A Seven-Day Health Service?

By Rowan Williams
  • – Government pledges 7-day health service
  • – Iraq reinforcements pledge as IS takes Ramadi
  • – China house prices fall for eighth consecutive month


Prime Minister David Cameron will today renew his pledge to transform Britain’s National Health Service into the world’s first seven day-a-week health service. Currently, reduced rate of care at weekends means patients admitted at weekends are more likely to die than those admitted midweek. The government will also renew its commitment to increase NHS spending by £8 billion annually by 2020, and promise to recruit 5,000 new GPs. One doctors’ representative group, the British Medical Association, has questioned how expanded healthcare and new doctors could be delivered given the current doctor shortage. Healthcare unions have threatened strike action if extending operating hours requires cutting existing payments for working during antisocial hours. The government has also backed plans to make £22 billion in efficiency savings in the NHS, as well as increase funding.

The Iraqi government will send Iran-backed Shia militias to the town of Ramadi, after the town fell to militant Islamic State (IS) extremists on Monday. About 500 people, both soldiers and civilians, are believed to have been killed in the fighting in the city over the past few days. Soldiers and civilians were seen fleeing the city 70 miles west of Baghdad, while IS has released a statement confirming its total control of the city. The United States, which is leading an anti-IS coalition in the region, has said it believes Ramadi can be recaptured. Shia militias had previously proved instrumental in retaking the northern Iraqi city of Tikrit, though reports had emerged of violence and looting from militiamen. Local officials, who are largely of the Sunni minority, had previously promised the defence of Ramadi, and will be reluctant to call in Shia reinforcements.

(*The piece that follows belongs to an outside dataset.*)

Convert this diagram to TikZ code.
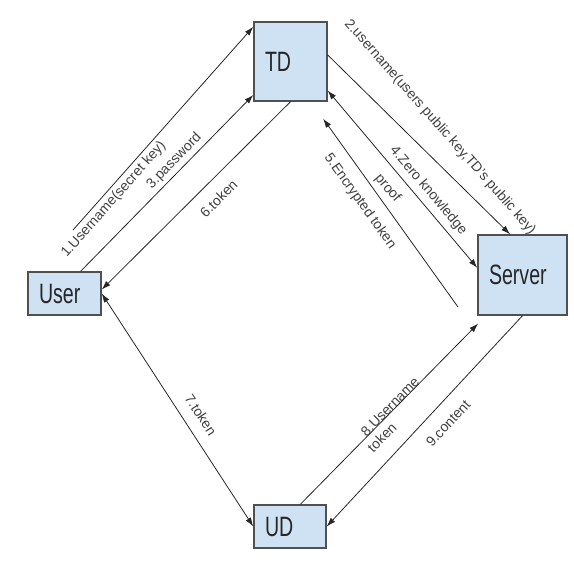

House prices in China fell for the eighth consecutive month in April, as the country’s real estate sector continues to hold back its economy. Prices were down 6.1 percent from a year previous – the same fall as in March. Some analysts have pointed to two consecutive months of equal decline as a sign that the market is ‘bottoming out’, and could slowly begin a recovery in the near future. Prices were seen to rise for the first time in a year in Shanghai, and for the second consecutive month in Beijing. Prices continue to decline in smaller cities, however. China’s property sector accounts for 20 percent of its economy. Authorities have been taking steps to spur on growth in China’s cooling economy, cutting interest rates earlier this month for the third time since November.

The Papers

The National Health Service, and wider government spending plans, make the headlines today. The Daily Telegraph leads with news that new GPs will “transform the NHS” and ensure patients can be treated seven days a week. The Prime Minister admitted his “shock at weekend death rates”, and is to pledge more staff and faster access to drugs, the paper writes. The Independent reports that nurses may “strike over seven-day NHS plans”, however, if NHS expansion plans involve cutting weekend pay. Discontent is mounting in other industries, the paper writes, with rail workers to strike and teachers threatening action. The Financial Times leads with news of “100,000 job cuts” over five years in Whitehall as Chancellor George Osborne “tightens grip” to save money in the civil service. £10 billion in spending reductions are “sought by 2017-18”, the paper writes. The Guardian leads with news that leaving the EU “may be in UK interest”, according to leading UK manufacturer JCB. Leaving Europe would be best “unless bureaucracy can be cut”, the firm said. Such bureaucracy holds back business, the firm said. The Times leads with news that the UK’s biggest union, Unite, is holding Labour to “ransom over leadership”. Unite leader Len McCluskey said that the party “must champion workers”, the paper reports. McCluskey “turned his fire on Blairites” in a speech, the paper writes.

British Media on China

On Sino-US ties: US Secretary of State John Kerry’s visit to China over the weekend received some coverage in the UK media, with discussions over the South China Sea receiving particular attention. The BBC reports that Kerry expressed concerns over China’s land reclamation efforts in the region, writing that Kerry intended to give a “stern message” to China. The US is concerned that “new Chinese assets, like military capable runways, will alter the balance of power”, the BBC writes. The Daily Telegraph writes that China rejected the US’ concerns, warning “that it had an ‘unshakeable’ commitment to such interests”. Originally hoping to hold preparation talks ahead of an economic forums, dialogue was instead “overshadowed” by the South China Sea, the paper writes. The Guardian’s agency piece writes that China “politely but pointedly dismissed Washington’s push for a diplomatic solution” over land reclamation concerns.